- Instructions to follow: Taking the data below, please print only the lines from the line holding "Emit a component" to the line holding "const exhaustionTime = 10; // T", inclusive, with pictures omitted.

- Exercise material:

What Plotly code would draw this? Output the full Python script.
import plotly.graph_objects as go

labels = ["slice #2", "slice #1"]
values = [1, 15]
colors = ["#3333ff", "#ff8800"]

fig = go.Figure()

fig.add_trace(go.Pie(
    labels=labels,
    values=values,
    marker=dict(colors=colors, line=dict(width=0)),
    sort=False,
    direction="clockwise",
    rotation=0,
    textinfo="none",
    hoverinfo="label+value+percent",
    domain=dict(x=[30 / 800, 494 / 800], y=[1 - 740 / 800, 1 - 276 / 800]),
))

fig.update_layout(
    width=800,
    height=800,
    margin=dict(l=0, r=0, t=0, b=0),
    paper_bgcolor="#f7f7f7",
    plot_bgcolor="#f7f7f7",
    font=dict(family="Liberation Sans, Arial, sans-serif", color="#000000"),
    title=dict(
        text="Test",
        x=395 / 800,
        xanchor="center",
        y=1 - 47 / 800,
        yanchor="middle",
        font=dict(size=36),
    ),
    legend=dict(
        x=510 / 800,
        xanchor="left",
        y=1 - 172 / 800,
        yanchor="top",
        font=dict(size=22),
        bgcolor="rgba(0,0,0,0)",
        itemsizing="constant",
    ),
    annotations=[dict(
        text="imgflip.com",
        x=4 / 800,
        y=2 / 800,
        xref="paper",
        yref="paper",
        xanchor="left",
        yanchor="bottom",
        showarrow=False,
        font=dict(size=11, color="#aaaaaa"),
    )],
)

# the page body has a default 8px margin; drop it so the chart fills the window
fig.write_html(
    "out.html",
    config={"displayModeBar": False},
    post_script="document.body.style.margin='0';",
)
==
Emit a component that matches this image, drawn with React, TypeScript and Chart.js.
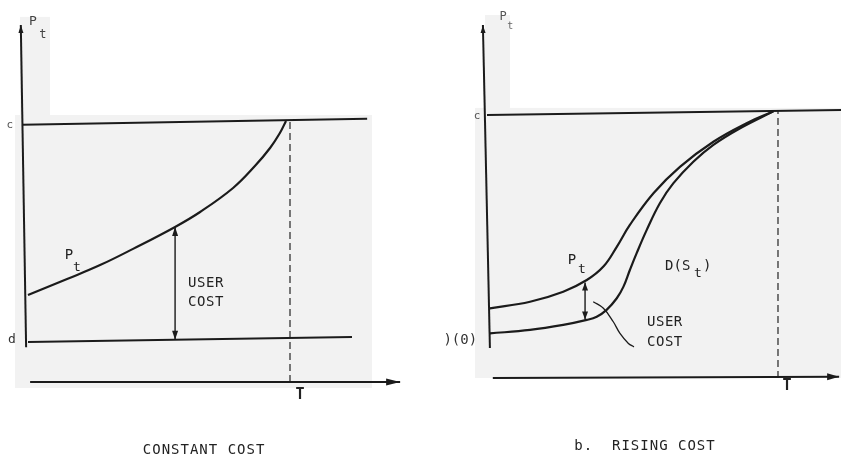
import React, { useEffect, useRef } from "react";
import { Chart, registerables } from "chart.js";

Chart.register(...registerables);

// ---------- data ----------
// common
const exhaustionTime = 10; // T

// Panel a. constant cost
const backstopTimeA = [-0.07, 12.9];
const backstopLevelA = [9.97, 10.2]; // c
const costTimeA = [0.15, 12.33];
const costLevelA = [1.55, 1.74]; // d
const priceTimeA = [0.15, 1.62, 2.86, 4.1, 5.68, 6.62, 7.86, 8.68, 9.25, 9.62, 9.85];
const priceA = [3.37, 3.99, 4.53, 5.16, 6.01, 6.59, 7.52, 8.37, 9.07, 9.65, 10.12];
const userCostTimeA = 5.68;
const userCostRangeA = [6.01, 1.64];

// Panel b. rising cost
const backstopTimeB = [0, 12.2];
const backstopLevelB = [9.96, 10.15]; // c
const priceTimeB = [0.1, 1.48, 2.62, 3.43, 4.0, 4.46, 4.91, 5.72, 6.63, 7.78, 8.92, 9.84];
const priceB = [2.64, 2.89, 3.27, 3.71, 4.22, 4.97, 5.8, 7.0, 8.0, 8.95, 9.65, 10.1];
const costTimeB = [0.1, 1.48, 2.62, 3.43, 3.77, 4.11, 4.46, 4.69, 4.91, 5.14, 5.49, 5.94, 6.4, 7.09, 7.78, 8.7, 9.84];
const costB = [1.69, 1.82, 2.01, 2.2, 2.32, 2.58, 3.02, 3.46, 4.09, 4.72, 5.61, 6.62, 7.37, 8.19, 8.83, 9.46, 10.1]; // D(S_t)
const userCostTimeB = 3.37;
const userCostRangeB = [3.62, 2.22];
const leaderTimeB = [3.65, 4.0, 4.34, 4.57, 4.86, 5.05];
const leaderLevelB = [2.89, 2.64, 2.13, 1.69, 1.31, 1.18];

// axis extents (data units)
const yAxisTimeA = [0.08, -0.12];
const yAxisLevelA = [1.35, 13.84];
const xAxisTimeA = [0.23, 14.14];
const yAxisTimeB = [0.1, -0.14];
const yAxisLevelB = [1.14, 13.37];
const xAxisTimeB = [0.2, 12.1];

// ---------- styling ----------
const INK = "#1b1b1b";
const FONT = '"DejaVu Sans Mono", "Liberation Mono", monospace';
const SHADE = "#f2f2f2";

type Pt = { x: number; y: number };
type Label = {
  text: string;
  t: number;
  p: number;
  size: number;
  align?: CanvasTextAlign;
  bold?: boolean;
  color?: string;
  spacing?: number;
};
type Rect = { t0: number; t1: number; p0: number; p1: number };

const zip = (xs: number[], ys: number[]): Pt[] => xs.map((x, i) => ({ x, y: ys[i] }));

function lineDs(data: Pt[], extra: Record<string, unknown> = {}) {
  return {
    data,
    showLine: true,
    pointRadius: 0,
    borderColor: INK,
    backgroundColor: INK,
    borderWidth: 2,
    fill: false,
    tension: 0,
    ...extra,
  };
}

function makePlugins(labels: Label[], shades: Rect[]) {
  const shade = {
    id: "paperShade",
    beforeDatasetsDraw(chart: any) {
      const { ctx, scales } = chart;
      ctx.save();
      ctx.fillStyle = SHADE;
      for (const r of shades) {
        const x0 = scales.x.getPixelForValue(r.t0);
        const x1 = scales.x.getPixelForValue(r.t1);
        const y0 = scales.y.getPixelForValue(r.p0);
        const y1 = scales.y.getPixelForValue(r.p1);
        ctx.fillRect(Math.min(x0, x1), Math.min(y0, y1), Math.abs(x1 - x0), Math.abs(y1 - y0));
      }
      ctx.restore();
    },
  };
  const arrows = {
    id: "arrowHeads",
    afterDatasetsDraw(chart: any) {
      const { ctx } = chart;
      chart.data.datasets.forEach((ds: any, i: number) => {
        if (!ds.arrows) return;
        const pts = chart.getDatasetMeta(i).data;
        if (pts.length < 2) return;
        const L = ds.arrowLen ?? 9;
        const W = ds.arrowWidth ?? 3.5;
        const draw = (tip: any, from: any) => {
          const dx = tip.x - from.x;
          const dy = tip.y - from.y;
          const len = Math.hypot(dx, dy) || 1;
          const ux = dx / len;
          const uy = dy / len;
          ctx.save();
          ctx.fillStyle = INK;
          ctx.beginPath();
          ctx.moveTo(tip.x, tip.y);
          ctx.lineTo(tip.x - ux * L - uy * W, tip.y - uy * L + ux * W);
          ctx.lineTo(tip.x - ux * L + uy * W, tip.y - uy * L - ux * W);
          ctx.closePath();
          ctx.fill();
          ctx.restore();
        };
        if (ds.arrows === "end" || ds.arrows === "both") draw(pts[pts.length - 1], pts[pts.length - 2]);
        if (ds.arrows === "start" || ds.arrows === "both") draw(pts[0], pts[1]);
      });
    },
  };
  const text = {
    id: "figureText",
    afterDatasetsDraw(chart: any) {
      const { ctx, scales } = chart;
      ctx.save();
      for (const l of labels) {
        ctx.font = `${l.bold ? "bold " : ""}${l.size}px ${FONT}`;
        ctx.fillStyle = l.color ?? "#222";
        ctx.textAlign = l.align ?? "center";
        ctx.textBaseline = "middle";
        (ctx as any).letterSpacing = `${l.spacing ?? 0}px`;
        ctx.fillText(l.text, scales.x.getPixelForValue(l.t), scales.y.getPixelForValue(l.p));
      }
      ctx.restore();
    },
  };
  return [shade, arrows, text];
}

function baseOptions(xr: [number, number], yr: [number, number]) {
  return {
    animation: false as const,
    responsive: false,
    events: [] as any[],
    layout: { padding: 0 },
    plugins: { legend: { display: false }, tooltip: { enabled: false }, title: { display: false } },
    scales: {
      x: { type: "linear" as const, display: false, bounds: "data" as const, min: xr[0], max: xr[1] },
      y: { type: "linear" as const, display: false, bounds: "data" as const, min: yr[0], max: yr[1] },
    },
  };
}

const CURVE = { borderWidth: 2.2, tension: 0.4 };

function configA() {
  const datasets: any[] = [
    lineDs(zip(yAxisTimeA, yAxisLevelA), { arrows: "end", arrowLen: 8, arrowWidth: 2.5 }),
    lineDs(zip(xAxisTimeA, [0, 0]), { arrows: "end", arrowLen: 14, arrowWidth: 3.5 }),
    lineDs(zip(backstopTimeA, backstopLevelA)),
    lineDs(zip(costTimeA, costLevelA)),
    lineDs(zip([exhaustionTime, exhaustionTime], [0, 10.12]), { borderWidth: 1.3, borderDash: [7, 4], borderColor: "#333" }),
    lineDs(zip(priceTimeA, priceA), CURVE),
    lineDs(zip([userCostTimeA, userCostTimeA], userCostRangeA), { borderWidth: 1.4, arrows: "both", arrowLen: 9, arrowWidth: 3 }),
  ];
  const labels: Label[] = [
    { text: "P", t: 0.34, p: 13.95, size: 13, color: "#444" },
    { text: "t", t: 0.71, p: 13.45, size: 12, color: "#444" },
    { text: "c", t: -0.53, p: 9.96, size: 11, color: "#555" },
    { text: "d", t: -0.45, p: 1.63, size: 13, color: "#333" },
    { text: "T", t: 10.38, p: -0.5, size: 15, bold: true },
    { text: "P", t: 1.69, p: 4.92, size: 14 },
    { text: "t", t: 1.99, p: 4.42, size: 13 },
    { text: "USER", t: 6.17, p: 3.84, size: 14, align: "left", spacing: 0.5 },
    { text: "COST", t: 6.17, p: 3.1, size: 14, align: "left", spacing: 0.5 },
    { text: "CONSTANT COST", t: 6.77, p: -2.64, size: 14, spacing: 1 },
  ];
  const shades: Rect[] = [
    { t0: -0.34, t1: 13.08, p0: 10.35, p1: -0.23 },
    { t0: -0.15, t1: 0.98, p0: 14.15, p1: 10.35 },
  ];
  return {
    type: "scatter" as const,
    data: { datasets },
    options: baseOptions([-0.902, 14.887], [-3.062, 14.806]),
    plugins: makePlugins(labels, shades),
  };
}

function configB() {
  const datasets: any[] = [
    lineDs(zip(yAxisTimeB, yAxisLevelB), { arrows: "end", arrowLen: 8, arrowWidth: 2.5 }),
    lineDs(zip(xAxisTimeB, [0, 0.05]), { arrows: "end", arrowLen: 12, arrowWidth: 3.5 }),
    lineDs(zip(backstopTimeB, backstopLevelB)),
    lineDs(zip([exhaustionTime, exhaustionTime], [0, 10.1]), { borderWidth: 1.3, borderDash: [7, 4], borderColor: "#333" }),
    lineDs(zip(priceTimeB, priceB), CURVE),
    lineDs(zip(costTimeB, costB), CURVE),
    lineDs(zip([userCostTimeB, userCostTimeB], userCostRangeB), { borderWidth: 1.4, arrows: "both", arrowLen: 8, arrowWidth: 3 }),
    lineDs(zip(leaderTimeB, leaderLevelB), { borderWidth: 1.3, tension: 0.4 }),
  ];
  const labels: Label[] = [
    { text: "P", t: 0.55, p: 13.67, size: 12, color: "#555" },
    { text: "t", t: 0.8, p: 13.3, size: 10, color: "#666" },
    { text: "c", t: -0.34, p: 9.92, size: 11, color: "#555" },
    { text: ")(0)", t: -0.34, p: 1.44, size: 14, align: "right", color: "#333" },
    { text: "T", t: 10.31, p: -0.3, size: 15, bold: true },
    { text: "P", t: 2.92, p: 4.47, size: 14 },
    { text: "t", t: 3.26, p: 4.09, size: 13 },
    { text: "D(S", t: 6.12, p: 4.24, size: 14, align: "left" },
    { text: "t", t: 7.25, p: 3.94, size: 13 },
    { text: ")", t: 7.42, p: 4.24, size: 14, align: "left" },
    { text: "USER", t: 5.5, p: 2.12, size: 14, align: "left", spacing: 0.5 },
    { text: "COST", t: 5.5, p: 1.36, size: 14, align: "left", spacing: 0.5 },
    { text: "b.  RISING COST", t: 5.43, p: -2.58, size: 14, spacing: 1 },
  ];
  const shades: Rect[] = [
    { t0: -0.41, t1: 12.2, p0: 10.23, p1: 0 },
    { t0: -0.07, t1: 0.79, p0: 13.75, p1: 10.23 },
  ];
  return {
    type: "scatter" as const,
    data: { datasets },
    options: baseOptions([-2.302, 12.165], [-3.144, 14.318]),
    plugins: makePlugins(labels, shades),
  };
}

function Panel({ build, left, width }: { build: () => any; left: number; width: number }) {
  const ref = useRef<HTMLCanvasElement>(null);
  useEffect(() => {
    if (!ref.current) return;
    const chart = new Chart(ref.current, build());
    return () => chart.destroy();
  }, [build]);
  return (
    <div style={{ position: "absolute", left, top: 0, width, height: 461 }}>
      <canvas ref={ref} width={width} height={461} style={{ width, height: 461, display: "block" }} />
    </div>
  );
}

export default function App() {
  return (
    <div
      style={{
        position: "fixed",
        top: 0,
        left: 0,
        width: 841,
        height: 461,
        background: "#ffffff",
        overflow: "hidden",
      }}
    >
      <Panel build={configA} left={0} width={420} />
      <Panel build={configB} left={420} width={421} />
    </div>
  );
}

- Answer for the task:
Emit a component that matches this image, drawn with React, TypeScript and Chart.js.
import React, { useEffect, useRef } from "react";
import { Chart, registerables } from "chart.js";

Chart.register(...registerables);

// ---------- data ----------
// common
const exhaustionTime = 10; // T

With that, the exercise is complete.